France has 58 working nuclear plants, generating 75% of its national power grid. I say again, 75%. Three quarters. We're at 20%. A third of our power is coal fired, which releases a LOT more hard radiation than nuclear power. Gewehr could probably tell you which stuck out more on airborne radiation detection platforms.
They reprocess spent reactor fuel. We really don't. We take perfectly usable fuel, and treat it like waste. That's essentially like using maybe 5-10% of the fuel in your car's gas tank, putting the remainder of the gas in a tank outside your house and refilling your car. Then complaining that tank is dangerous.
They stuck to one design. Driving down cost, easing safety compliance, reducing part availability issues.
France actually educates its citizenry on nuclear power. Our education doesn't, and unfortunately even propagandizes against it.
They didn't bury their waste. They "stockpiled it". Above ground. More expensive, but people right or wrongly didn't psychologically want nuclear waste buried under their towns. If it's in the psychological equivalent of a well guarded warehouse, it doesn't freak people out as much. More expensive, less secure, but people don't worry nearly as much. Worth the cost. Meuse/Haute Marne Underground Research Laboratory will essentially be an underground storage facility, but it sounds better than "nuclear waste dump".
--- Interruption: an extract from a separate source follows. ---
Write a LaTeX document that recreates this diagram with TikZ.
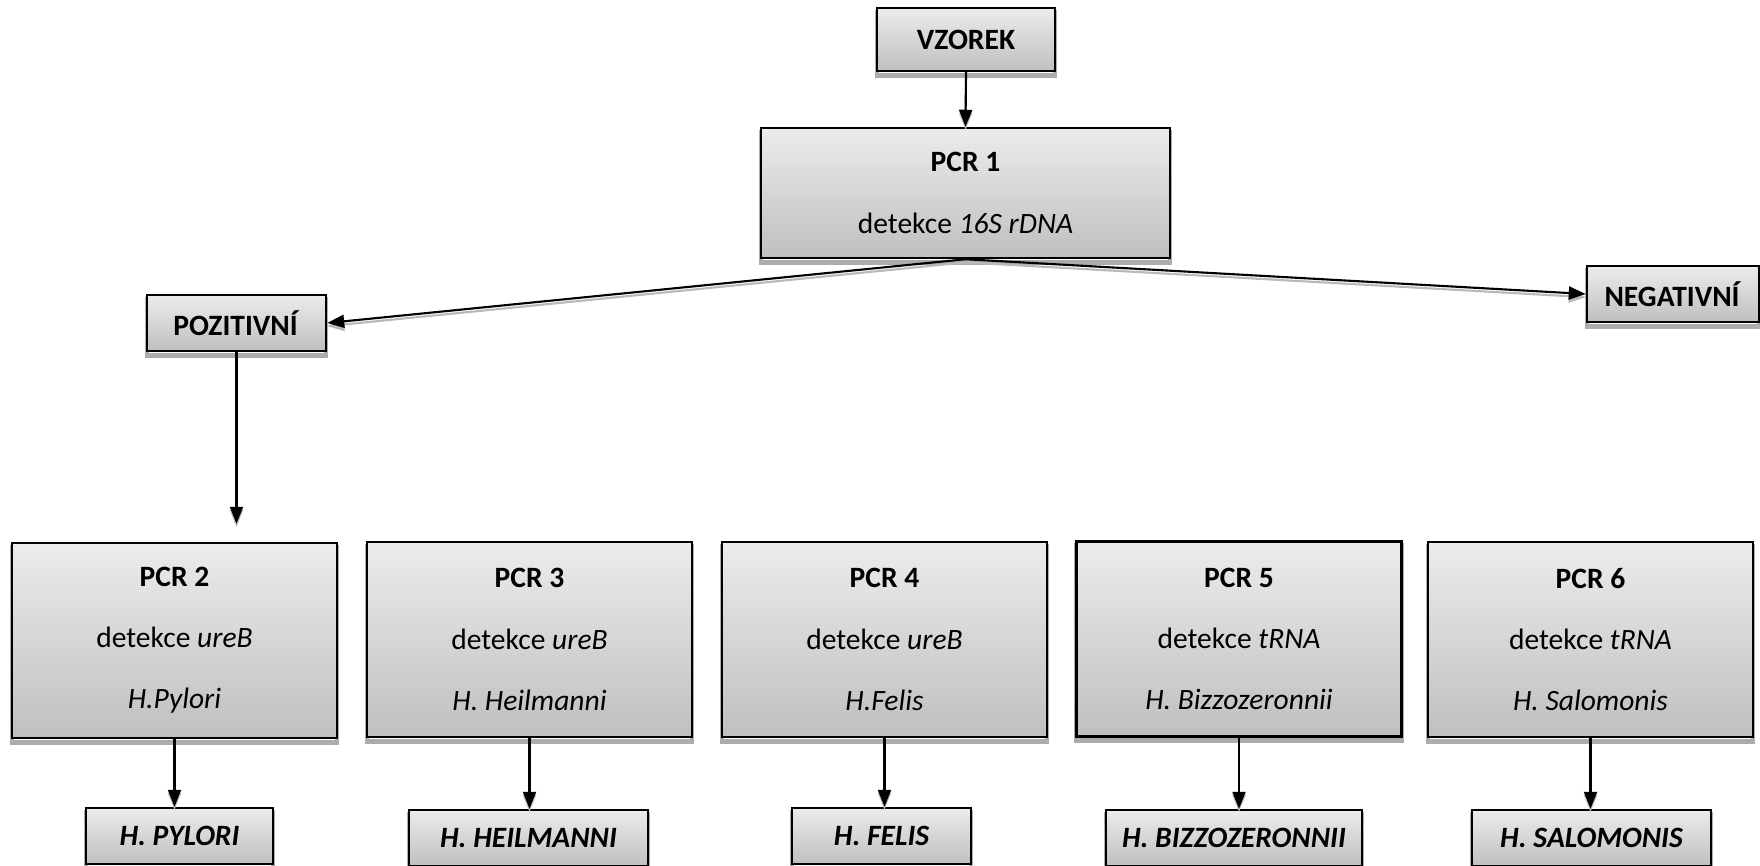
\documentclass[tikz,border=0pt]{standalone}
\usepackage{fontspec}
\setmainfont{Carlito}
\usetikzlibrary{arrows.meta, positioning}

\begin{document}
\begin{tikzpicture}[
  box/.style={draw=black, line width=0.7pt, top color=gray!15, bottom color=gray!50,
    align=center, inner sep=0pt, font=\fontsize{8.4}{17.4}\selectfont,
    preaction={draw=gray!65, line width=1.4pt, transform canvas={yshift=-1.2pt}}},
  pcrbox/.style={box, minimum width=3.25cm, minimum height=1.95cm},
  endbox/.style={box, minimum height=0.56cm, font=\fontsize{8.4}{9}\selectfont\bfseries\itshape},
  arr/.style={line width=0.6pt, -{Triangle[length=0.17cm, width=0.13cm]},
    preaction={draw=gray!55, line width=0.6pt, -{Triangle[length=0.17cm, width=0.13cm]}, transform canvas={yshift=-0.9pt}}}
]
\useasboundingbox (0,0) rectangle (17.6,8.66);
\clip (0,0) rectangle (17.6,8.66);

% top
\node[box, minimum width=1.78cm, minimum height=0.63cm] (vzorek) at (9.66,8.265) {\textbf{VZOREK}};
\node[box, minimum width=4.09cm, minimum height=1.30cm] (pcr1) at (9.655,6.73) {\textbf{PCR 1}\\detekce \textit{16S rDNA}};
\node[box, minimum width=1.79cm, minimum height=0.56cm] (pozitivni) at (2.365,5.43) {\textbf{POZITIVNÍ}};
\node[box, minimum width=1.72cm, minimum height=0.56cm] (negativni) at (16.73,5.72) {\textbf{NEGATIVNÍ}};

\draw[arr] (vzorek.south) -- (pcr1.north);
\draw[arr] (pcr1.south) -- (pozitivni.east);
\draw[arr] (pcr1.south) -- (negativni.west);

% PCR 2 - 6
\node[pcrbox] (pcr2) at (1.745,2.255) {\textbf{PCR 2}\\detekce \textit{ureB}\\\textit{H.Pylori}};
\node[pcrbox] (pcr3) at (5.295,2.265) {\textbf{PCR 3}\\detekce \textit{ureB}\\\textit{H. Heilmanni}};
\node[pcrbox] (pcr4) at (8.845,2.265) {\textbf{PCR 4}\\detekce \textit{ureB}\\\textit{H.Felis}};
\node[pcrbox] (pcr5) at (12.39,2.27) {\textbf{PCR 5}\\detekce \textit{tRNA}\\\textit{H. Bizzozeronnii}};
\node[pcrbox] (pcr6) at (15.905,2.265) {\textbf{PCR 6}\\detekce \textit{tRNA}\\\textit{H. Salomonis}};

\draw[arr, shorten >=0.18cm] (pozitivni.south) -- (pozitivni.south |- pcr2.north);

% results
\node[endbox, minimum width=1.87cm] (pylori) at (1.795,0.30) {H. PYLORI};
\node[endbox, minimum width=2.39cm] (heilmanni) at (5.285,0.28) {H. HEILMANNI};
\node[endbox, minimum width=1.79cm] (felis) at (8.815,0.30) {H. FELIS};
\node[endbox, minimum width=2.56cm] (bizzozeronnii) at (12.34,0.28) {H. BIZZOZERONNII};
\node[endbox, minimum width=2.39cm] (salomonis) at (15.915,0.28) {H. SALOMONIS};

\draw[arr] (pcr2.south) -- (pcr2.south |- pylori.north);
\draw[arr] (pcr3.south) -- (pcr3.south |- heilmanni.north);
\draw[arr] (pcr4.south) -- (pcr4.south |- felis.north);
\draw[arr] (pcr5.south) -- (pcr5.south |- bizzozeronnii.north);
\draw[arr] (pcr6.south) -- (pcr6.south |- salomonis.north);

\end{tikzpicture}
\end{document}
Normally, I roll my eyes at people who think Europe is better than the US in every regard. Even in this case, most of Europe is backwards, provincial and uneducated. France however puts us to shame.
We should emulate them. A minimum of 75% of our power from fissionables, reprocess waste, take care of the PR aspects of leftover fuel storage (NOT 'nuclear waste', leftover fuel for future use), unified designs in as few combinations as plausible, rolling construction/decomissioning and educating the citizenry.